• Dataset content
□ □ □ □
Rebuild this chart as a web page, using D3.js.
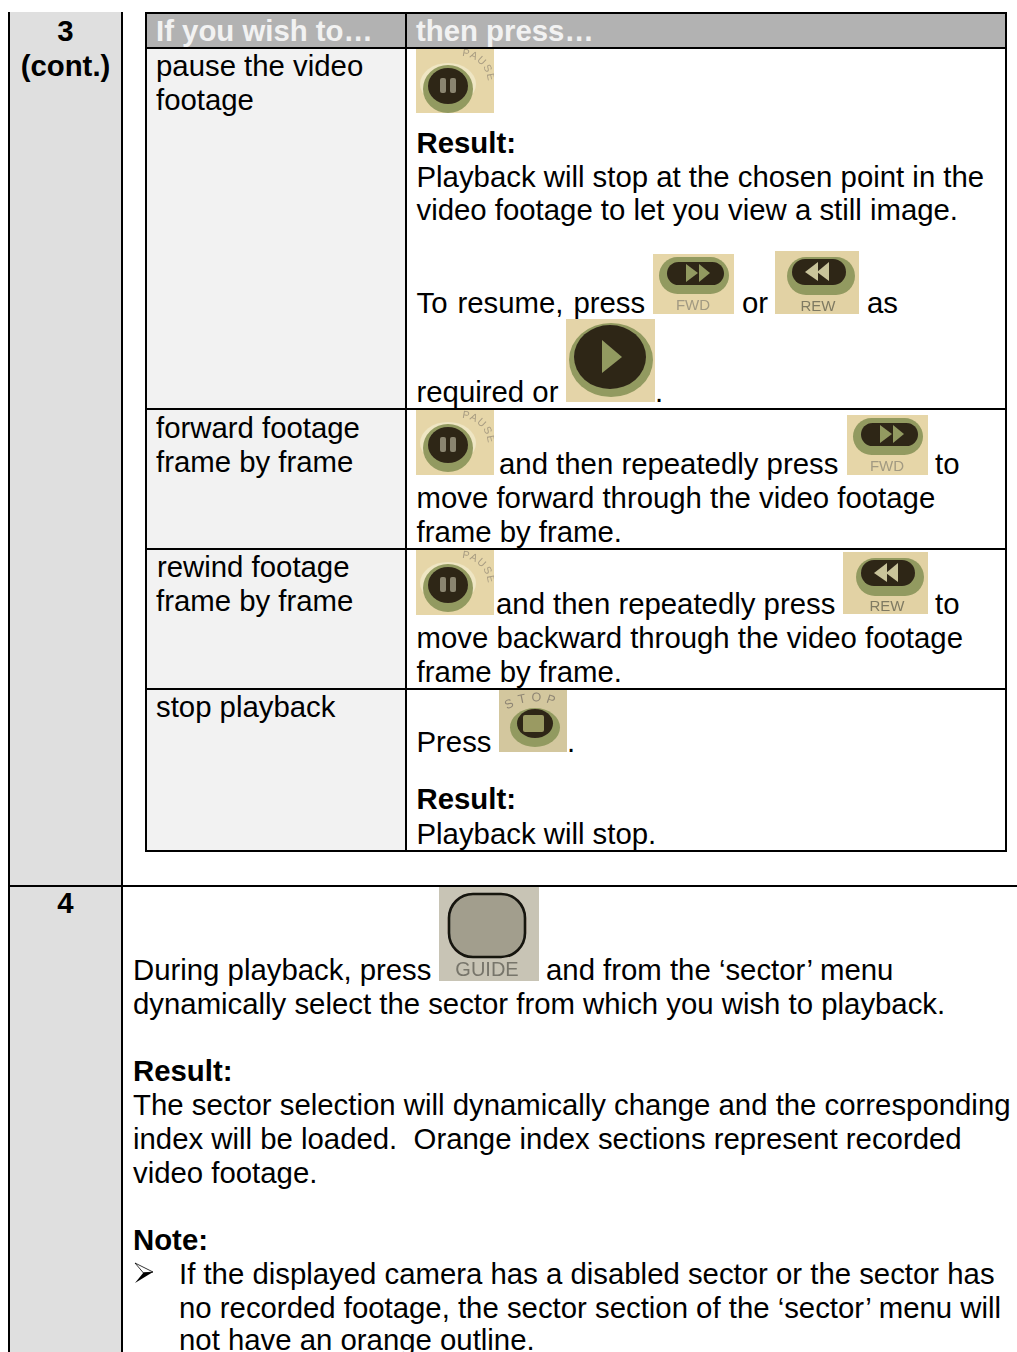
□ □ □ □
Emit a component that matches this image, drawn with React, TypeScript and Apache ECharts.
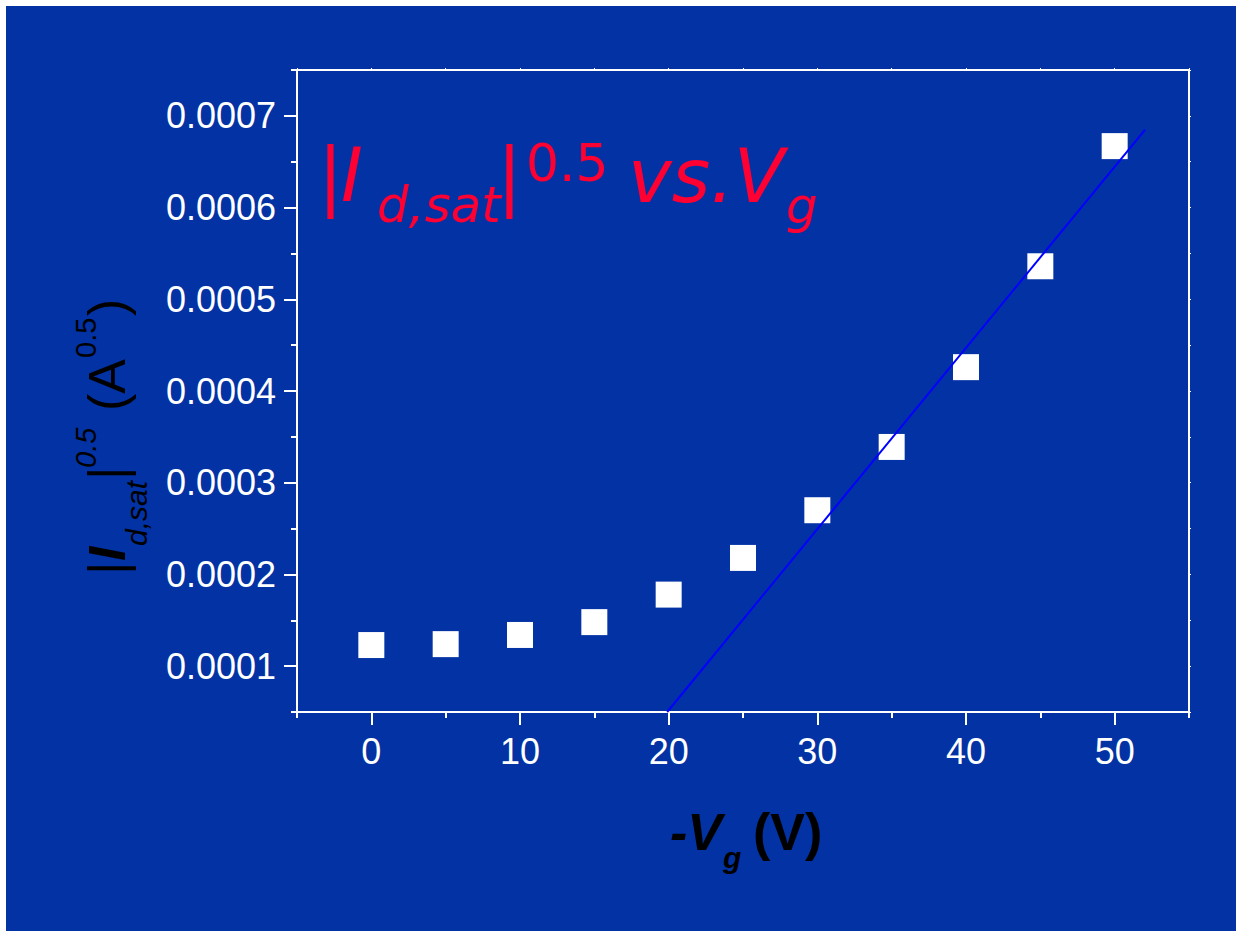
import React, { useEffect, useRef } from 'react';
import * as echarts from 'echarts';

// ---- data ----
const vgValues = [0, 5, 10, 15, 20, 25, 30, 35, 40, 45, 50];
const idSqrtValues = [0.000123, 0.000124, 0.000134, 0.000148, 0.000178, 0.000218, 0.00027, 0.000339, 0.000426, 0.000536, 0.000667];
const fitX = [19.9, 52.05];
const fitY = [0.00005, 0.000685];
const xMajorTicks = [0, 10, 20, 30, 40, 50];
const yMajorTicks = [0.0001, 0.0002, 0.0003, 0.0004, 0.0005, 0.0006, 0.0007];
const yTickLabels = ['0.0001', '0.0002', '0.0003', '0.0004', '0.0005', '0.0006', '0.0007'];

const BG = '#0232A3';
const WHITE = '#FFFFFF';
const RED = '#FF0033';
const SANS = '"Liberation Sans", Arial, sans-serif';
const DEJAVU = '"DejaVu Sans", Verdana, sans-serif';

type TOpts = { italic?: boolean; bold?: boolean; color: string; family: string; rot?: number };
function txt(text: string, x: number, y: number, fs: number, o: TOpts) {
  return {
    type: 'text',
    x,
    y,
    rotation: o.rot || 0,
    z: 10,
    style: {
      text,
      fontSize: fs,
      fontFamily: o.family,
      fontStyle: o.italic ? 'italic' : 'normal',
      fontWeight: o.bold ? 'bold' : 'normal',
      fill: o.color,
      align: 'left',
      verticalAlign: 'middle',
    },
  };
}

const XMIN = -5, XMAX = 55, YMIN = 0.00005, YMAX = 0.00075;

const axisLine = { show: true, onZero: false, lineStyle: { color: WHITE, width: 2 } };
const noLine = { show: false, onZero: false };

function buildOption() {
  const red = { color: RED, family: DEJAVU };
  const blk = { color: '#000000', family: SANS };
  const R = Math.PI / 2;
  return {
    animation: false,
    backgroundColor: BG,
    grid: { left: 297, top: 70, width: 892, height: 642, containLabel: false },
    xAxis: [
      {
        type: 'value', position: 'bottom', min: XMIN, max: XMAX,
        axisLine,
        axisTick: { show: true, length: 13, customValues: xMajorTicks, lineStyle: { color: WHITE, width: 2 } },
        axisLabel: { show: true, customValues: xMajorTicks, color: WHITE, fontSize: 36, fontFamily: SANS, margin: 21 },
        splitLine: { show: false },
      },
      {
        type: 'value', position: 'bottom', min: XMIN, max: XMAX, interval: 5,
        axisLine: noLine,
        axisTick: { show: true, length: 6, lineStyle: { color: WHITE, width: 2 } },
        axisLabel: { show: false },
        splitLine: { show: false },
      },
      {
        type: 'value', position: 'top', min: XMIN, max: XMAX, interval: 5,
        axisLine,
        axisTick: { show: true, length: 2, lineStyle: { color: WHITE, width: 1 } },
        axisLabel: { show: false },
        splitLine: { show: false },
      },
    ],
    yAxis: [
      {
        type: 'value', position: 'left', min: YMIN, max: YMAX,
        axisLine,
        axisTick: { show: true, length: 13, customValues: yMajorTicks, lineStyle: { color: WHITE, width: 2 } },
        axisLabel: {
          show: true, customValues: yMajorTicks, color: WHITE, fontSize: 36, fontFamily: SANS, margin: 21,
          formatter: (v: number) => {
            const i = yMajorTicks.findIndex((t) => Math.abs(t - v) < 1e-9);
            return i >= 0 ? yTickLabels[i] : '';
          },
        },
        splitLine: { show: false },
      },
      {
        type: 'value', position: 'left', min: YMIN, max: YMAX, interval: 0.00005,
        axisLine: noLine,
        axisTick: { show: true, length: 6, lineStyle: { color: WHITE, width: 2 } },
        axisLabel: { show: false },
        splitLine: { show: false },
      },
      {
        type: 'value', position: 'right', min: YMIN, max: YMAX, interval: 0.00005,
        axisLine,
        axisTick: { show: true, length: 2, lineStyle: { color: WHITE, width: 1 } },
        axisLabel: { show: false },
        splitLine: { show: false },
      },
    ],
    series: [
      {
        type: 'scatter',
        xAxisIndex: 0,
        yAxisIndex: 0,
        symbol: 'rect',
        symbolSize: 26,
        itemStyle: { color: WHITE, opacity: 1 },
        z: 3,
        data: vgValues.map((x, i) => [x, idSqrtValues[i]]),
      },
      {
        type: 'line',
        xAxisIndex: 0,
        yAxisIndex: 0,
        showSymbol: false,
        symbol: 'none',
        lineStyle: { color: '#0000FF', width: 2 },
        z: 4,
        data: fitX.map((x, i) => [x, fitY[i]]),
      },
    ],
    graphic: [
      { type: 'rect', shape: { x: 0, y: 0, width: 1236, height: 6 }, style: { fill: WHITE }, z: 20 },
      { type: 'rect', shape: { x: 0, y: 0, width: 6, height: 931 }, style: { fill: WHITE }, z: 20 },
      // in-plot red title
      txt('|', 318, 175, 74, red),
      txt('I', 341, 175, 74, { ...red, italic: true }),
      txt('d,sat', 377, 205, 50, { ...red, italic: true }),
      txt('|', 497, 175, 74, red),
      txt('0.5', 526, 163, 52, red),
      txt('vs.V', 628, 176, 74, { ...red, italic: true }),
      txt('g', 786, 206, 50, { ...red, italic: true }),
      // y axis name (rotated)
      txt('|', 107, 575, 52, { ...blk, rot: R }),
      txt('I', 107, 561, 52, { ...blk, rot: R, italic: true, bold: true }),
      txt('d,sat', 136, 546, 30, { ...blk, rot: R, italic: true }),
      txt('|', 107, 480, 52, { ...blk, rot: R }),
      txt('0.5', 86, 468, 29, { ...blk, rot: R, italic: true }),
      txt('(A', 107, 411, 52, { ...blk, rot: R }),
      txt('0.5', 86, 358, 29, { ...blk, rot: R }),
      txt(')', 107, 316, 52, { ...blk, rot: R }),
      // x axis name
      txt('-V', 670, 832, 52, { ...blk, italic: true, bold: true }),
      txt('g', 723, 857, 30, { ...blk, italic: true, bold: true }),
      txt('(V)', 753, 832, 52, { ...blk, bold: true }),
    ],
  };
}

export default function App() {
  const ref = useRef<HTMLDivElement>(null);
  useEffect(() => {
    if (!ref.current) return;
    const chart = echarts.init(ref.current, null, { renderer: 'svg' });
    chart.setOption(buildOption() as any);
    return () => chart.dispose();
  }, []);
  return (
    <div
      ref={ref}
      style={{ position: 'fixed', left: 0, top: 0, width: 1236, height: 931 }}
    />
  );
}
□ □ □ □
List the lines of the entries that include "this".

• Exercise result
Rebuild this chart as a web page, using D3.js.
Emit a component that matches this image, drawn with React, TypeScript and Apache ECharts.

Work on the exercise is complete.